There are many reasons to say to people, this That is not a good situation. The cheating in there is sometimes, or the infidelity is only a portion of it. There are many ways people lie. There are all kinds of relational betrayals. When people are different to each other, when people are contentious of each other, when there is all kinds of power dynamics and violations and violence of all sorts, when people literally have zero care for the person that they are with, when there is such a level of either fusion, where everything becomes a reason for an argument, or such a space in between that they can't come close. At some point, you say, Is this how you want to live? You don't have to live like this. You are allowed to want more and better. I don't know if you can do better, because some of it is you're going to go away with yourself. Wherever you go, there you are. But it isn't... There's a session in the Where Should We Begin podcast where literally they started out as an affair. They leave their partners, they marry each other, and then they start to cheat on each other.
And at one point... And she is Just tenacious. She will not let go of him. And at one point, I just said to them, I think you should be friends. As lovers, you are a disaster.
I love the honesty. Esther, I wish I could sit and talk to you for hours. The Daddy Gang is going to love you. We must do another episode soon. Thank you so much for giving us your wisdom and helping us navigate if we're ever cheated on or if we cheat.
Thank you so much. You're so sharp.
Oh, my gosh. Coming from you, I am so happy. Thank you. Thank you. Thank you. You're amazing. Incredible. Have the best day.
Thank you. No, I mean, it's like you held the line. It's very It's challenging to really tell people there isn't a one way, but know what you're doing and why you're doing it. Kind of thing.

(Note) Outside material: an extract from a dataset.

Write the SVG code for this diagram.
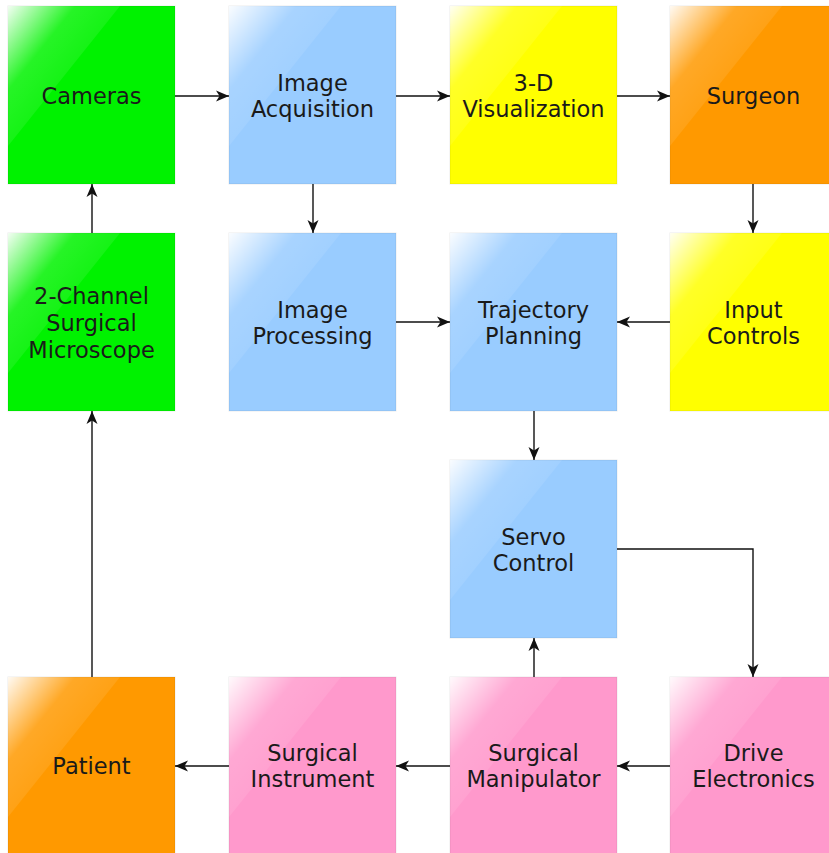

Yeah. And stay true to yourself and stay true to what you want. And don't let yourself stay in something if it doesn't feel authentic to yourself, but also know your bandwidth of how much you're willing to fight for something because there is an ability to stay with something, someone after there is infidelity. You just have to really be willing to put in the work.
The majority of couples stay together, by the way.
Really?
Yeah.
Do Do you believe this saying once a cheater, always a cheater? No, no.
Because the vast majority of people that come to my office are not chronic filanderers. They are people who have had 10, 15, 20, 25 years of relationship. On what basis do we call them a cheater?
Yes. Boom. Esther, you're incredible. Oh, love.
Is this included?
Yes, absolutely. Thank you so much. Thank you. Thank you. Thank you. Thank you. Okay.
My pleasure. Bye-bye. My pleasure. We'll do it again.